▶ _REQUIRED TASK_: Your task is to copy every line of the entries that contains "matplotlib".

#### ENTRIES PROVIDED

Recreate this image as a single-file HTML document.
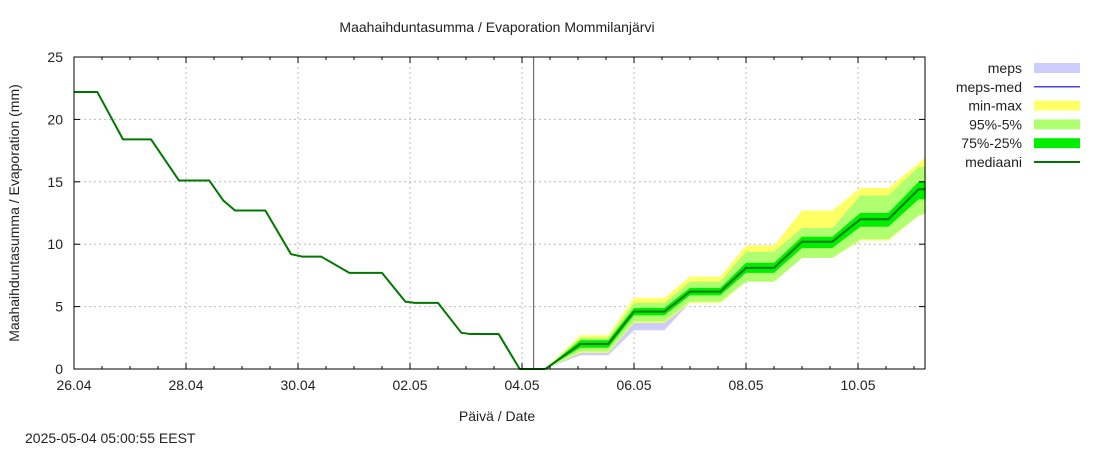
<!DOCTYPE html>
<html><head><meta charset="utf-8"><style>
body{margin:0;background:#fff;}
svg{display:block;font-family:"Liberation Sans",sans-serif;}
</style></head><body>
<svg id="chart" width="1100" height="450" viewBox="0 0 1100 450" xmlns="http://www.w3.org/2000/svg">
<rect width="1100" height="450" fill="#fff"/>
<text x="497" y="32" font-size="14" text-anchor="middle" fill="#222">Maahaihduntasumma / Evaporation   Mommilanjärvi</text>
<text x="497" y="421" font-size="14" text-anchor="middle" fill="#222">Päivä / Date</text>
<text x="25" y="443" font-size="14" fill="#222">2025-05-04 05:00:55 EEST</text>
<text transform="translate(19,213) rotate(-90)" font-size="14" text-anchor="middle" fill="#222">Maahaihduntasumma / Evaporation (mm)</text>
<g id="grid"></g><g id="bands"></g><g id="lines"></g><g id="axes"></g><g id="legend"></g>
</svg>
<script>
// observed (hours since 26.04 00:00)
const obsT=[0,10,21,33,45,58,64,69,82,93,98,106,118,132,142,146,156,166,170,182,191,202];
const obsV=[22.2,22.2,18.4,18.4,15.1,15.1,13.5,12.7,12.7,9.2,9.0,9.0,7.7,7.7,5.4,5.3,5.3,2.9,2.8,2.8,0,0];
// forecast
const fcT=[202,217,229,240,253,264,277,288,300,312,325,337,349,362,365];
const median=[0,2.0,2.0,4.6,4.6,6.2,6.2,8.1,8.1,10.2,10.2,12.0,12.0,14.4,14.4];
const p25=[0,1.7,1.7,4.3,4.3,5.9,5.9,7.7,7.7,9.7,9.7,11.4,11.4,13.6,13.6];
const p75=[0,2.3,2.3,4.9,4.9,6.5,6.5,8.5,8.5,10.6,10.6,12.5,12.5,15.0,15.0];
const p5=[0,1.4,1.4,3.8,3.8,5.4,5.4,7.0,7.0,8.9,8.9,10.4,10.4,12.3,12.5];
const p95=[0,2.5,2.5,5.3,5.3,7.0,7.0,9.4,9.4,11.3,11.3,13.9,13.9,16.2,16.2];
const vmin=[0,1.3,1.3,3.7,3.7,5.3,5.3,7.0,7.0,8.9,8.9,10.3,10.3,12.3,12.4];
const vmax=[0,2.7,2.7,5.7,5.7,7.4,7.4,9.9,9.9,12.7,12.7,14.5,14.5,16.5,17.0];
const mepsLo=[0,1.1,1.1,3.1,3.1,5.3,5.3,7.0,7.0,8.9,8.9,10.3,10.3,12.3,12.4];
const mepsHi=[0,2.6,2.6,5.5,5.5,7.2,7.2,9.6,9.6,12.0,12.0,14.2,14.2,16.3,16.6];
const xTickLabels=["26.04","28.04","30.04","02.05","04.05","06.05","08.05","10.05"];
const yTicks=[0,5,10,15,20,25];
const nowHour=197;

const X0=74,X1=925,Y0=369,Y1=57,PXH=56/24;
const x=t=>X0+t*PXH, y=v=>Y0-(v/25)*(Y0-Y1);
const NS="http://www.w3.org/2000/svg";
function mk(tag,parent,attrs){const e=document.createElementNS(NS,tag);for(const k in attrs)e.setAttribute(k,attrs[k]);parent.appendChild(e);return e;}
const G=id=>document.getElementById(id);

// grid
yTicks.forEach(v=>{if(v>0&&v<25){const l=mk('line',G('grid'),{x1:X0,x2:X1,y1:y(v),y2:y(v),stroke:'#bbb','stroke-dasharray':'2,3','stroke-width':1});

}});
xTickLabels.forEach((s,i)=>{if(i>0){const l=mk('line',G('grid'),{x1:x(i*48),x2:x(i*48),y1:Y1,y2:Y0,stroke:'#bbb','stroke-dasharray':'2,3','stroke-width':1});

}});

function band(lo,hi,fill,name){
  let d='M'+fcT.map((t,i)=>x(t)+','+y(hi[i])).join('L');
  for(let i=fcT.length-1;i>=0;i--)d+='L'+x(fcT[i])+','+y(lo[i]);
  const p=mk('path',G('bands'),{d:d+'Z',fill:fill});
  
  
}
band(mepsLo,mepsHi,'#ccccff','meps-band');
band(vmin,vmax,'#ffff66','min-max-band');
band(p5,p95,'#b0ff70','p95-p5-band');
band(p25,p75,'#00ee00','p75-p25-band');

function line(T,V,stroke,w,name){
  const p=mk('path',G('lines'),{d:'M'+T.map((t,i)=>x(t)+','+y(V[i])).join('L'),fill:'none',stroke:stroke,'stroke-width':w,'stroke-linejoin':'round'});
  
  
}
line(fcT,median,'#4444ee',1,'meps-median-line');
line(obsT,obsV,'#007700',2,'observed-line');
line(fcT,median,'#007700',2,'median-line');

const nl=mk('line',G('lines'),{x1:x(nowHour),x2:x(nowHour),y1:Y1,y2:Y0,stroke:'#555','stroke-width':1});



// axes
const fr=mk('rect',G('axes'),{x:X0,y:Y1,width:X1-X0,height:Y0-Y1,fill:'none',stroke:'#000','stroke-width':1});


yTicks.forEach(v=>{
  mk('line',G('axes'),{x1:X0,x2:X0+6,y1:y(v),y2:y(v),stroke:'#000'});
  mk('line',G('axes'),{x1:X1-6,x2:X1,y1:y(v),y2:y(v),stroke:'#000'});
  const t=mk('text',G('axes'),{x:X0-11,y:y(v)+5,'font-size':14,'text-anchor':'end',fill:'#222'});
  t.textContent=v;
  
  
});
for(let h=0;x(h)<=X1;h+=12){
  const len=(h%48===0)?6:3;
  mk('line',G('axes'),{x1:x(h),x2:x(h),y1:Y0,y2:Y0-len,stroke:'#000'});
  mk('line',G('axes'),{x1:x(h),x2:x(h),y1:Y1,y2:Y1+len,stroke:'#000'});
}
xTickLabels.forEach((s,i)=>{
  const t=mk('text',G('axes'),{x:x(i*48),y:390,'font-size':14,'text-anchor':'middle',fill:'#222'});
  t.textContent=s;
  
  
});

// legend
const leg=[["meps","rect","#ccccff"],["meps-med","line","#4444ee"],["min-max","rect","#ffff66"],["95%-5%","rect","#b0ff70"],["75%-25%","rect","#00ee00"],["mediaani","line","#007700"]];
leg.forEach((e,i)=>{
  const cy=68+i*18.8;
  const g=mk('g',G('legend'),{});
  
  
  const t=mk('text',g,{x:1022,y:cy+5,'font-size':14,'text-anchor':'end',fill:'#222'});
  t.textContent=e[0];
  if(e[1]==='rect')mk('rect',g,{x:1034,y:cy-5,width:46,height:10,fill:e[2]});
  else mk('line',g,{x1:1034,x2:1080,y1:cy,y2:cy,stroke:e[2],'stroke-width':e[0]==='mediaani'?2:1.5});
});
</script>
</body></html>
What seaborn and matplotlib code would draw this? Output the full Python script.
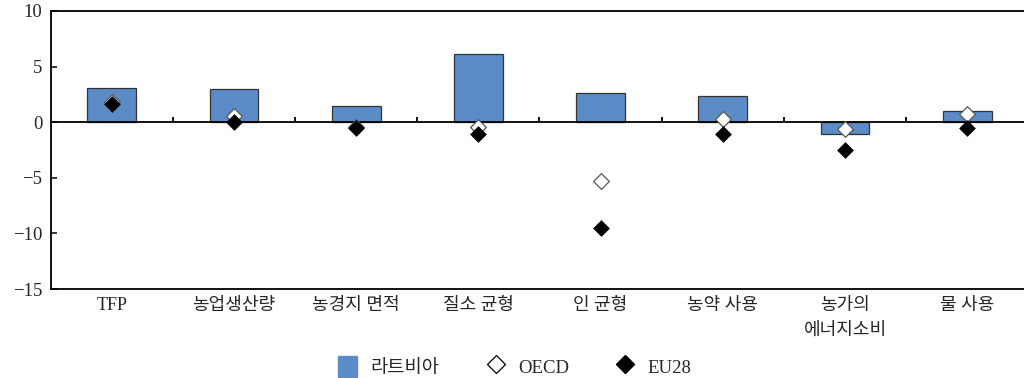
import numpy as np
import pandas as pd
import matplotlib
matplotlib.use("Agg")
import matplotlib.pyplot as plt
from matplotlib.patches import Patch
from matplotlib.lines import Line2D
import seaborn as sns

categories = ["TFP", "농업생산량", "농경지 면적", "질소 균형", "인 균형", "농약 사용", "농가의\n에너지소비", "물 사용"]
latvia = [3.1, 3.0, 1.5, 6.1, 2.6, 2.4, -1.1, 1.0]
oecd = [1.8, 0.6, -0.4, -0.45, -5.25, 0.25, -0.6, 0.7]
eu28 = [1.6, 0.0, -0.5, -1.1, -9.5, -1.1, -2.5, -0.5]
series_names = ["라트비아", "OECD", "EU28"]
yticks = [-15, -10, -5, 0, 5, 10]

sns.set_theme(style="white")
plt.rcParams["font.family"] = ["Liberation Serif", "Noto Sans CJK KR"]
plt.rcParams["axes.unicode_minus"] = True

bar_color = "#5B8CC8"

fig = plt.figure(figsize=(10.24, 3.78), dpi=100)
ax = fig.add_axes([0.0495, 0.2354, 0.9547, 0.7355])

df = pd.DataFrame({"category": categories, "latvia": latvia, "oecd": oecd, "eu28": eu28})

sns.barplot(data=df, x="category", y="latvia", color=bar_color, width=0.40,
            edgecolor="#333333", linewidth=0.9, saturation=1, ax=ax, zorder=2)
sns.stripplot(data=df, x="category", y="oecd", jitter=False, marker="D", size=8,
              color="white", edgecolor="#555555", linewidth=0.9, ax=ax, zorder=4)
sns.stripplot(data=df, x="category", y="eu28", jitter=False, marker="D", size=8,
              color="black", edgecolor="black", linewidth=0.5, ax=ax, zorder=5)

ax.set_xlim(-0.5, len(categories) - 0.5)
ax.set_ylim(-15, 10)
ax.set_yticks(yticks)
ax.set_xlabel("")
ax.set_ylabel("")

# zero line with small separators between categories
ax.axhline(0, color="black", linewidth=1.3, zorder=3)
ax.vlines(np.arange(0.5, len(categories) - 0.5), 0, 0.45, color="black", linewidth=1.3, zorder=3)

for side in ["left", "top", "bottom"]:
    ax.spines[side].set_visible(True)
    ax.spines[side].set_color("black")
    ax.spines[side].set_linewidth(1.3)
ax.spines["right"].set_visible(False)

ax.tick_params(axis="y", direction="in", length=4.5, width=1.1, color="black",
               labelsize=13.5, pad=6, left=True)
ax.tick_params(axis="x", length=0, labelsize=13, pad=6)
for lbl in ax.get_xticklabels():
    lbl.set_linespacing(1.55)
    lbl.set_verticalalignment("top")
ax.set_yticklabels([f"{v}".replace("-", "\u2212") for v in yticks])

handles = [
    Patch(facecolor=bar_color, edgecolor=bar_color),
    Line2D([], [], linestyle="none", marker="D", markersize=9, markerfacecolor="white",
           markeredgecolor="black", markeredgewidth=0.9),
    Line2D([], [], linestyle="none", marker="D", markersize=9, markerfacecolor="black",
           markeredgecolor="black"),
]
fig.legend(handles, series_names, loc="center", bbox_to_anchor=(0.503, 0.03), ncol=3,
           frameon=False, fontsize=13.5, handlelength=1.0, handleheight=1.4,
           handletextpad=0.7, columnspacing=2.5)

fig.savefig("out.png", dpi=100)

########

▶ _ANSWER BELOW_:
What seaborn and matplotlib code would draw this? Output the full Python script.
import matplotlib
matplotlib.use("Agg")
import matplotlib.pyplot as plt
from matplotlib.patches import Patch
from matplotlib.lines import Line2D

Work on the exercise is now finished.